10. Men – Harper (Jessie Buckley) rents a remote English manor house to recover after what could euphemistically be called a “bad breakup”; she finds herself haunted by a strange nude stalker and the odd and unsympathetic men in the nearby village. Starts off spooky, then Alex Garland pulls out all the stops in the bizarro final act; the psychological symbolism is obvious, but not everyone will enjoy the lack of an in-narrative explanation for the insane events. I’m also not crazy about the lack of subtlety of the title, which will doubtlessly provoke tired cries of “not all men…” But you can’t deny Rory Kinnear’s performance, the novelty of seeing a man give birth.

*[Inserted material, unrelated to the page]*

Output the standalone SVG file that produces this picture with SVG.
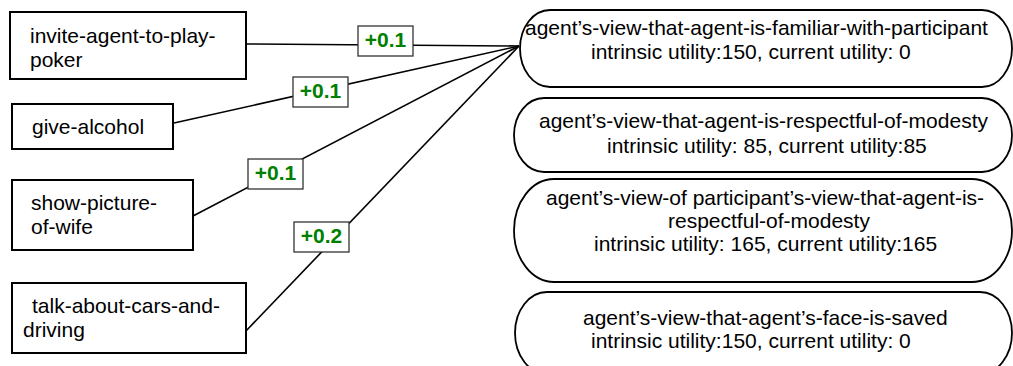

5. After Blue (Dirty Paradise) – On the all-female planet “After Blue,” an ingenue digs up a woman in the sand, who turns out to be the monstrous killer “Kate Bush”; village elders task her and her mother with killing it. A bizarre, erotic scenario with psychedelic staging, there’s always something cool to look at here; this movie was composed according to rules laid out in director Bertrand Mandico‘s Manifesto of Incoherence. If nothing else, this movie produced the greatest still of 2022, which we used on our 366 Weird Movies 2022 Yearbook.
Mad God deserves to be #1 on the list. Thirty-something years in the making and it doesn’t disappoint. I just wish I had know about the crowd funding they did to finish the movie so I could have my name in the credits. LOL
Something In The Dirt also deserves a spot on the list but it was probably released too late in the year. The two guys who wrote, produced, directed and acted in the movie did a fantastic job. I’ll be looking forward to anything they do in the future.
Was Earwig considered for this list?
Yes and no. Only one of our panel was actually able to see it; she did give it a vote.
This is by far my favorite movie-site. Thanks for all the lists.